#### WHAT THE EXERCISE ASKS:
Your answer should consist solely of the lines from the one with "The picture is" through the one with "var svgHeight = 3508;", copied exactly, endpoints included.

#### DATASET EXTRACT:
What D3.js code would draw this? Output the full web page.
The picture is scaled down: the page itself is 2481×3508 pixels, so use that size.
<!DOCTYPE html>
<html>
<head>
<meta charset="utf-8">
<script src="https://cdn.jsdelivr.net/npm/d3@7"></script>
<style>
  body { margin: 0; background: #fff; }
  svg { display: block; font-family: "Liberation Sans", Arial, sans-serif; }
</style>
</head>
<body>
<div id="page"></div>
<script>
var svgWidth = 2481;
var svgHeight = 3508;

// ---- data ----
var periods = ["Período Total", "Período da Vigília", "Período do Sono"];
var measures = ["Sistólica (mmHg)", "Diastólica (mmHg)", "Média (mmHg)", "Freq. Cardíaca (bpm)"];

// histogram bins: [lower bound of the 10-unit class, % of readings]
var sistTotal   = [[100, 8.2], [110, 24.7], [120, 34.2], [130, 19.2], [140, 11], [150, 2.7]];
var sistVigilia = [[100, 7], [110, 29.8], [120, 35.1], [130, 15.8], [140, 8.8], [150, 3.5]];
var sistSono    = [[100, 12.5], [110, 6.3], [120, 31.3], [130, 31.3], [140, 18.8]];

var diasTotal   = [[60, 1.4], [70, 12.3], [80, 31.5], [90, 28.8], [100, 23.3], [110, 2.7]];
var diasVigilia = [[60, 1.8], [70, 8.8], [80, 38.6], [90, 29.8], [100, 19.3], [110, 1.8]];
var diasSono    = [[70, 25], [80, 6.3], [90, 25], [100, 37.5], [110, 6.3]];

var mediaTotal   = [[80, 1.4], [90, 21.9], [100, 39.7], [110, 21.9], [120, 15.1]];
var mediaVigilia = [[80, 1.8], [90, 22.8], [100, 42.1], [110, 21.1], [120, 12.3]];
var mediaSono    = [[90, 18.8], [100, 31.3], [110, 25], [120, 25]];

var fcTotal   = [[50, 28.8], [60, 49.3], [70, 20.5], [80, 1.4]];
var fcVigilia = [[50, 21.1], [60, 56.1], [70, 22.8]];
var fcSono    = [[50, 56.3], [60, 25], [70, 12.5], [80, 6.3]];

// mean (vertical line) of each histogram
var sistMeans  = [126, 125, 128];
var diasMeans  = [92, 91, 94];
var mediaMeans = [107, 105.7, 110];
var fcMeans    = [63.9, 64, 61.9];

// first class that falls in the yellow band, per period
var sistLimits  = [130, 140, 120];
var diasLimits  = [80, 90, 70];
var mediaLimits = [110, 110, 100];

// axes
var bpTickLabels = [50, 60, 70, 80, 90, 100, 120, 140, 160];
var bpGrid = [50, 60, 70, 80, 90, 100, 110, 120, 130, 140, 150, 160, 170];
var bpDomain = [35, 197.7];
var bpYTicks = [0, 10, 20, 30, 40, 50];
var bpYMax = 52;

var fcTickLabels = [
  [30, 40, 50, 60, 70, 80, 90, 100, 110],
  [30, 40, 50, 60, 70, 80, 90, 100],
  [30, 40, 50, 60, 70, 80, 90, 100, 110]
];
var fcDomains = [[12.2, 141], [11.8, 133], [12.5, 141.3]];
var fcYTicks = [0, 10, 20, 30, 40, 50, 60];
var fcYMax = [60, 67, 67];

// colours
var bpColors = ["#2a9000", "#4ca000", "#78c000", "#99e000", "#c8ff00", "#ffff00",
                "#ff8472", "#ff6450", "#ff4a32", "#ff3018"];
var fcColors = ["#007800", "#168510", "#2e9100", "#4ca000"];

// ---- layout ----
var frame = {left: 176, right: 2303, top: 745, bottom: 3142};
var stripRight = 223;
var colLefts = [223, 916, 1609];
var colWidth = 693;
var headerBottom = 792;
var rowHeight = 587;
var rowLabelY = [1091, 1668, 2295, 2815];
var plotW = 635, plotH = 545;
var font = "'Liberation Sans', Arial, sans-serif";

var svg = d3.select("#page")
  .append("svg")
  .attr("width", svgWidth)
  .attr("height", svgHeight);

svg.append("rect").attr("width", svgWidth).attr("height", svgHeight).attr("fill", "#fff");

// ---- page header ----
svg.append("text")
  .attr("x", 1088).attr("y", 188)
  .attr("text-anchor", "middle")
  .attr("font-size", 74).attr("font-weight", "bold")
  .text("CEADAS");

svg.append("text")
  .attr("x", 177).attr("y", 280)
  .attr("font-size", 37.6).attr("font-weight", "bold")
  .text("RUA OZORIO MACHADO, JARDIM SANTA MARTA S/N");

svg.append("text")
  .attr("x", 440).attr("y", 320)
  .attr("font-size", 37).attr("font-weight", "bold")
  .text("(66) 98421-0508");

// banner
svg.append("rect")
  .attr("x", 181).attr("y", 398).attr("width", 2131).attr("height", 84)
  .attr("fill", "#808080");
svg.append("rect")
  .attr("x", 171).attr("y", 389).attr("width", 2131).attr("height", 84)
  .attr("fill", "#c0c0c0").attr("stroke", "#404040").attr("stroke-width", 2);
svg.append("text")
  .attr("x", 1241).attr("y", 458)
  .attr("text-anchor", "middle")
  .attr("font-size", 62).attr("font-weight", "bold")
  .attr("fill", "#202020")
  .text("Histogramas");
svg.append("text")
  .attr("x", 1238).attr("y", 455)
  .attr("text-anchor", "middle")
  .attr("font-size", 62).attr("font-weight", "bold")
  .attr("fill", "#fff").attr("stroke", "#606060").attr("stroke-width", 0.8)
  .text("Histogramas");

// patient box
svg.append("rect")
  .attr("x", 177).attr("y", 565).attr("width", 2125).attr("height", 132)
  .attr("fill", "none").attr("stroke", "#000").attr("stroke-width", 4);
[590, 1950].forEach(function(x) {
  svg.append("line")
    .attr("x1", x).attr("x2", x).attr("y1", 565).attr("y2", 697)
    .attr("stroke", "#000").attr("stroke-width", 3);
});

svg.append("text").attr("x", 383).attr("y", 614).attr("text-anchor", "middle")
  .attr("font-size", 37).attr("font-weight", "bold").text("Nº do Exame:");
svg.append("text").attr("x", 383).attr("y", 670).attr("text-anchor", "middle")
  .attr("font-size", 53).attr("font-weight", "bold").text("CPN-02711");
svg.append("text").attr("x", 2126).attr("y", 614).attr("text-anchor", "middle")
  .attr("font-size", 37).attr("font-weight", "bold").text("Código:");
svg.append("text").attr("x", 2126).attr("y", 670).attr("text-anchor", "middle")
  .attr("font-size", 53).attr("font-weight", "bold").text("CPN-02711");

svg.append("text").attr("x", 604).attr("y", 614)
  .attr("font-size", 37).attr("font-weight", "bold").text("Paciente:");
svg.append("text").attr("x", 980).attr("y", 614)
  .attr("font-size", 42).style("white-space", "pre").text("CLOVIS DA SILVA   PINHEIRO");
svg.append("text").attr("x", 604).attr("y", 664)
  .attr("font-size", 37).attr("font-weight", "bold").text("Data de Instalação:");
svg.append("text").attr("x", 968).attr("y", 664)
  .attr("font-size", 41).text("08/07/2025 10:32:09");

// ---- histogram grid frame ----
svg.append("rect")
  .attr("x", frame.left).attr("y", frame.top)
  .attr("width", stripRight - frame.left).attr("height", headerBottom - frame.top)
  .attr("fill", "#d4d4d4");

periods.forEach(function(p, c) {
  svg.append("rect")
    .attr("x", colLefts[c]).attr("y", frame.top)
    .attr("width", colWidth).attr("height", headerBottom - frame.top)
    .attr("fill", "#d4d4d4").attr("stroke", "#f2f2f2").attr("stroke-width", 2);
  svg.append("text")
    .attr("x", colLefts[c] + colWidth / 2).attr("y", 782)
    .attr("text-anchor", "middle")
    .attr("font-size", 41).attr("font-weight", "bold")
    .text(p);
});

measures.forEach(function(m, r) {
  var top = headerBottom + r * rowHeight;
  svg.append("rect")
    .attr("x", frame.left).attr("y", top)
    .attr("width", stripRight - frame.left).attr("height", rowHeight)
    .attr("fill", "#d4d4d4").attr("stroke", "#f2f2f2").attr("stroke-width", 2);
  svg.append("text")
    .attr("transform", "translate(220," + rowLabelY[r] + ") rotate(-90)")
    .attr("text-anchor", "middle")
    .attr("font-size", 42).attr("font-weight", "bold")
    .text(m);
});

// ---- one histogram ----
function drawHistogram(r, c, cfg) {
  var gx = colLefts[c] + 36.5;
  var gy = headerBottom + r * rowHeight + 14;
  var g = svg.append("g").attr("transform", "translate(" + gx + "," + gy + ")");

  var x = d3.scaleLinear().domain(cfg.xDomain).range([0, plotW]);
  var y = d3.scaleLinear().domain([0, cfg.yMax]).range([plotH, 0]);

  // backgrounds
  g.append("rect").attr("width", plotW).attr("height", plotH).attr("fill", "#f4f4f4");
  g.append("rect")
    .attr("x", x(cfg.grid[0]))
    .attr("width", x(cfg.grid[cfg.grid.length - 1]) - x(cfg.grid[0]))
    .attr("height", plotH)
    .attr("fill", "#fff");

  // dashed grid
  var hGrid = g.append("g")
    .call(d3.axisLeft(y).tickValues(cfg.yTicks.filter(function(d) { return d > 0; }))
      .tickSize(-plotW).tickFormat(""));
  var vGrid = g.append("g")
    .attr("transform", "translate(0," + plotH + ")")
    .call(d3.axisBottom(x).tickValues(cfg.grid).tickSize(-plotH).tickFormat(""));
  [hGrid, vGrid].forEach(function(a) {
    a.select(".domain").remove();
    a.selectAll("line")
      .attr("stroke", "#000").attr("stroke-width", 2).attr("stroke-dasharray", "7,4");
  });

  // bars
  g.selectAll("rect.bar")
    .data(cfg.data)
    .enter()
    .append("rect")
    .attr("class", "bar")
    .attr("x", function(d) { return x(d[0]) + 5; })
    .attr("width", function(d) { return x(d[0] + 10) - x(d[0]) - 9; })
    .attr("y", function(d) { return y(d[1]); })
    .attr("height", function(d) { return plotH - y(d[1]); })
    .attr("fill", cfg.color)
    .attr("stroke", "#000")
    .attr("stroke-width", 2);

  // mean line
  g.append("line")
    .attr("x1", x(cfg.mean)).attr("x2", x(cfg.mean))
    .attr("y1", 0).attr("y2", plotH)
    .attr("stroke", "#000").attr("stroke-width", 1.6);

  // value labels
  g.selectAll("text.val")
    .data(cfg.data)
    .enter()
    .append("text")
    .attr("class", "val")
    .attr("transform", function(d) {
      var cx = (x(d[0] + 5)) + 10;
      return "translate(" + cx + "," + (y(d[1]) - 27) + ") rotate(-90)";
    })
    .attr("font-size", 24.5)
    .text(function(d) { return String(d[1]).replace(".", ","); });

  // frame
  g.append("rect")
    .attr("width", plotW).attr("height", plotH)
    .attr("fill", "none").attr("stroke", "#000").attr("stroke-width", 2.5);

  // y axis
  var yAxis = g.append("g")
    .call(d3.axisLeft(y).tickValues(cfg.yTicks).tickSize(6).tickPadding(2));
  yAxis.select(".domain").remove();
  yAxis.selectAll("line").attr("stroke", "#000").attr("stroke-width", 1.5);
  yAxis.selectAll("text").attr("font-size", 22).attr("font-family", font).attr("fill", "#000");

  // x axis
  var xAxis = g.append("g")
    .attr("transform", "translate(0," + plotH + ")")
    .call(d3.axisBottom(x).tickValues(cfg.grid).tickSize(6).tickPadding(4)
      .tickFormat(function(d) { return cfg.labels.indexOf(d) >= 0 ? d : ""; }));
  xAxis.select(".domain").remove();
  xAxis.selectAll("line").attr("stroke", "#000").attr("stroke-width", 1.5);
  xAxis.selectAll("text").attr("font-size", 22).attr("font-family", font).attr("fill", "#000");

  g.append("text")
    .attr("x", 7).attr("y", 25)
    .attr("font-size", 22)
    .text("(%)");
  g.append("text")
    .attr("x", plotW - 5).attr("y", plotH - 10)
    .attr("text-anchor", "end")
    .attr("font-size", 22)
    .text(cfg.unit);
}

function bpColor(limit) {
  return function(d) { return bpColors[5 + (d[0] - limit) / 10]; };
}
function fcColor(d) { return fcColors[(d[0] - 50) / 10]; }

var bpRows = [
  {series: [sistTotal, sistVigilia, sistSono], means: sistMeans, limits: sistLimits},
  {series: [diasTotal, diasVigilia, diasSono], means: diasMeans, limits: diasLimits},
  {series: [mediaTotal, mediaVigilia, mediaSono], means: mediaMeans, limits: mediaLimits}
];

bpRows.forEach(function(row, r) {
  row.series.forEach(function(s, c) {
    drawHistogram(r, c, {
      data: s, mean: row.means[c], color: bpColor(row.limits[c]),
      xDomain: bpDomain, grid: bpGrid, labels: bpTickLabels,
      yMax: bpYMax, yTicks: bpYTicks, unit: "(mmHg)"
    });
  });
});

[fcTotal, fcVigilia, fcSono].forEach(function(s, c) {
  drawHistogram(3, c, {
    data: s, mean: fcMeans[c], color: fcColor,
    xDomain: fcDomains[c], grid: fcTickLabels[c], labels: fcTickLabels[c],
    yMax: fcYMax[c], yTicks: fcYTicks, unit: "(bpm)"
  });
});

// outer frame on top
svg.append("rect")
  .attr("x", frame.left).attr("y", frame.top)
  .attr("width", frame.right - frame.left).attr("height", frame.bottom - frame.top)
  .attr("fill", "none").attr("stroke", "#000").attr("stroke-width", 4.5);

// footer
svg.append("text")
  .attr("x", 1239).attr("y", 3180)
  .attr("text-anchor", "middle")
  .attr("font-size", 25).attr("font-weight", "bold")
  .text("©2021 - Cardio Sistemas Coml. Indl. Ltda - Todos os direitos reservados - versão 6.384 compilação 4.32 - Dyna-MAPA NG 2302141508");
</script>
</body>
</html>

#### SOLUTION TO THIS PROBLEM:
The picture is scaled down: the page itself is 2481×3508 pixels, so use that size.
<!DOCTYPE html>
<html>
<head>
<meta charset="utf-8">
<script src="https://cdn.jsdelivr.net/npm/d3@7"></script>
<style>
  body { margin: 0; background: #fff; }
  svg { display: block; font-family: "Liberation Sans", Arial, sans-serif; }
</style>
</head>
<body>
<div id="page"></div>
<script>
var svgWidth = 2481;
var svgHeight = 3508;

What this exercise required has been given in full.